** Start **
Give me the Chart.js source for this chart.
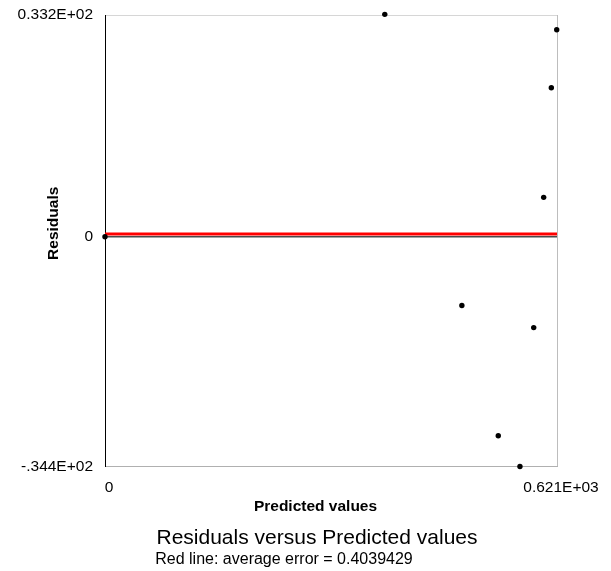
<!DOCTYPE html>
<html><head><meta charset="utf-8">
<script src="https://cdn.jsdelivr.net/npm/chart.js@4.4.1/dist/chart.umd.min.js"></script>
<style>html,body{margin:0;padding:0;background:#fff;}#wrap{width:611px;height:571px;}</style>
</head><body><div id="wrap"><canvas id="c" width="611" height="571"></canvas></div>
<script>
const predicted = [0, 384.4, 620.6, 613.2, 602.7, 490.3, 589.0, 540.3, 570.1];
const residuals = [0, 33.3, 31.0, 22.3, 5.9, -10.3, -13.6, -29.8, -34.4];
const averageError = 0.4039429;
const xTickValues = [0, 621];
const xTickLabels = ['0', '0.621E+03'];
const yTickValues = [-34.4, 0, 33.2];
const yTickLabels = ['-.344E+02', '0', '0.332E+02'];
const chartTitle = 'Residuals versus Predicted values';
const chartSubtitle = 'Red line: average error = 0.4039429';
const xAxisTitle = 'Predicted values';
const yAxisTitle = 'Residuals';

const FONT = '"Liberation Sans", Arial, sans-serif';

const textPlugin = {
  id: 'textLabels',
  afterDraw(chart) {
    const ctx = chart.ctx;
    ctx.save();
    ctx.fillStyle = '#000';
    ctx.textAlign = 'center';
    ctx.textBaseline = 'alphabetic';
    ctx.font = 'bold 15.5px ' + FONT;
    ctx.fillText(xAxisTitle, 315.5, 510.5);
    ctx.save();
    ctx.translate(57.5, 223.3);
    ctx.rotate(-Math.PI / 2);
    ctx.fillText(yAxisTitle, 0, 0);
    ctx.restore();
    ctx.font = '21px ' + FONT;
    ctx.fillText(chartTitle, 317, 544);
    ctx.font = '16px ' + FONT;
    ctx.fillText(chartSubtitle, 284, 563.5);
    ctx.restore();
  }
};

new Chart(document.getElementById('c'), {
  type: 'scatter',
  data: {
    datasets: [
      {
        data: predicted.map((x, i) => ({ x: x, y: residuals[i] })),
        pointRadius: 2.7,
        pointHoverRadius: 2.7,
        backgroundColor: '#000',
        borderWidth: 0,
        clip: false
      },
      {
        data: [{ x: xTickValues[0], y: averageError }, { x: xTickValues[1], y: averageError }],
        showLine: true,
        borderColor: '#ff0000',
        borderWidth: 3,
        pointRadius: 0,
        clip: false
      }
    ]
  },
  options: {
    responsive: false,
    devicePixelRatio: 1,
    animation: false,
    layout: { padding: { top: 15, right: 54, bottom: 74.5, left: 0 } },
    plugins: { legend: { display: false }, tooltip: { enabled: false } },
    scales: {
      x: {
        type: 'linear',
        min: xTickValues[0],
        max: xTickValues[1],
        afterBuildTicks: s => { s.ticks = xTickValues.map(v => ({ value: v })); },
        afterFit: s => { s.height = 30; s.paddingLeft = 0; s.paddingRight = 0; },
        ticks: {
          callback: v => xTickLabels[xTickValues.indexOf(v)],
          font: { family: FONT, size: 15.5 },
          color: '#000',
          padding: 12,
          labelOffset: 4,
          maxRotation: 0,
          autoSkip: false
        },
        grid: {
          drawTicks: false,
          lineWidth: 1,
          color: c => (c.tick && c.tick.value === xTickValues[1]) ? '#bdbdbd' : 'rgba(0,0,0,0)'
        },
        border: { color: '#b0b0b0', width: 1 }
      },
      y: {
        type: 'linear',
        min: yTickValues[0],
        max: yTickValues[2],
        afterBuildTicks: s => { s.ticks = yTickValues.map(v => ({ value: v })); },
        afterFit: s => { s.width = 105; s.paddingTop = 0; s.paddingBottom = 0; },
        ticks: {
          callback: v => yTickLabels[yTickValues.indexOf(v)],
          font: { family: FONT, size: 15.5 },
          color: '#000',
          padding: 12,
          autoSkip: false
        },
        grid: {
          drawTicks: false,
          lineWidth: c => (c.tick && c.tick.value === 0) ? 1.5 : 1,
          color: c => {
            if (!c.tick) return 'rgba(0,0,0,0)';
            if (c.tick.value === 0) return '#4a4a4a';
            if (c.tick.value === yTickValues[2]) return '#d6d6d6';
            return 'rgba(0,0,0,0)';
          }
        },
        border: { color: '#000', width: 1 }
      }
    }
  },
  plugins: [textPlugin]
});
</script>
</body></html>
** End **
_PROBLEM DESCRIPTION:_ Copy the whole listing above word for word but do not carry over the pictures.

_ANSWER TO THE TASK:_
Give me the Chart.js source for this chart.
<!DOCTYPE html>
<html><head><meta charset="utf-8">
<script src="https://cdn.jsdelivr.net/npm/chart.js@4.4.1/dist/chart.umd.min.js"></script>
<style>html,body{margin:0;padding:0;background:#fff;}#wrap{width:611px;height:571px;}</style>
</head><body><div id="wrap"><canvas id="c" width="611" height="571"></canvas></div>
<script>
const predicted = [0, 384.4, 620.6, 613.2, 602.7, 490.3, 589.0, 540.3, 570.1];
const residuals = [0, 33.3, 31.0, 22.3, 5.9, -10.3, -13.6, -29.8, -34.4];
const averageError = 0.4039429;
const xTickValues = [0, 621];
const xTickLabels = ['0', '0.621E+03'];
const yTickValues = [-34.4, 0, 33.2];
const yTickLabels = ['-.344E+02', '0', '0.332E+02'];
const chartTitle = 'Residuals versus Predicted values';
const chartSubtitle = 'Red line: average error = 0.4039429';
const xAxisTitle = 'Predicted values';
const yAxisTitle = 'Residuals';

const FONT = '"Liberation Sans", Arial, sans-serif';

const textPlugin = {
  id: 'textLabels',
  afterDraw(chart) {
    const ctx = chart.ctx;
    ctx.save();
    ctx.fillStyle = '#000';
    ctx.textAlign = 'center';
    ctx.textBaseline = 'alphabetic';
    ctx.font = 'bold 15.5px ' + FONT;
    ctx.fillText(xAxisTitle, 315.5, 510.5);
    ctx.save();
    ctx.translate(57.5, 223.3);
    ctx.rotate(-Math.PI / 2);
    ctx.fillText(yAxisTitle, 0, 0);
    ctx.restore();
    ctx.font = '21px ' + FONT;
    ctx.fillText(chartTitle, 317, 544);
    ctx.font = '16px ' + FONT;
    ctx.fillText(chartSubtitle, 284, 563.5);
    ctx.restore();
  }
};

new Chart(document.getElementById('c'), {
  type: 'scatter',
  data: {
    datasets: [
      {
        data: predicted.map((x, i) => ({ x: x, y: residuals[i] })),
        pointRadius: 2.7,
        pointHoverRadius: 2.7,
        backgroundColor: '#000',
        borderWidth: 0,
        clip: false
      },
      {
        data: [{ x: xTickValues[0], y: averageError }, { x: xTickValues[1], y: averageError }],
        showLine: true,
        borderColor: '#ff0000',
        borderWidth: 3,
        pointRadius: 0,
        clip: false
      }
    ]
  },
  options: {
    responsive: false,
    devicePixelRatio: 1,
    animation: false,
    layout: { padding: { top: 15, right: 54, bottom: 74.5, left: 0 } },
    plugins: { legend: { display: false }, tooltip: { enabled: false } },
    scales: {
      x: {
        type: 'linear',
        min: xTickValues[0],
        max: xTickValues[1],
        afterBuildTicks: s => { s.ticks = xTickValues.map(v => ({ value: v })); },
        afterFit: s => { s.height = 30; s.paddingLeft = 0; s.paddingRight = 0; },
        ticks: {
          callback: v => xTickLabels[xTickValues.indexOf(v)],
          font: { family: FONT, size: 15.5 },
          color: '#000',
          padding: 12,
          labelOffset: 4,
          maxRotation: 0,
          autoSkip: false
        },
        grid: {
          drawTicks: false,
          lineWidth: 1,
          color: c => (c.tick && c.tick.value === xTickValues[1]) ? '#bdbdbd' : 'rgba(0,0,0,0)'
        },
        border: { color: '#b0b0b0', width: 1 }
      },
      y: {
        type: 'linear',
        min: yTickValues[0],
        max: yTickValues[2],
        afterBuildTicks: s => { s.ticks = yTickValues.map(v => ({ value: v })); },
        afterFit: s => { s.width = 105; s.paddingTop = 0; s.paddingBottom = 0; },
        ticks: {
          callback: v => yTickLabels[yTickValues.indexOf(v)],
          font: { family: FONT, size: 15.5 },
          color: '#000',
          padding: 12,
          autoSkip: false
        },
        grid: {
          drawTicks: false,
          lineWidth: c => (c.tick && c.tick.value === 0) ? 1.5 : 1,
          color: c => {
            if (!c.tick) return 'rgba(0,0,0,0)';
            if (c.tick.value === 0) return '#4a4a4a';
            if (c.tick.value === yTickValues[2]) return '#d6d6d6';
            return 'rgba(0,0,0,0)';
          }
        },
        border: { color: '#000', width: 1 }
      }
    }
  },
  plugins: [textPlugin]
});
</script>
</body></html>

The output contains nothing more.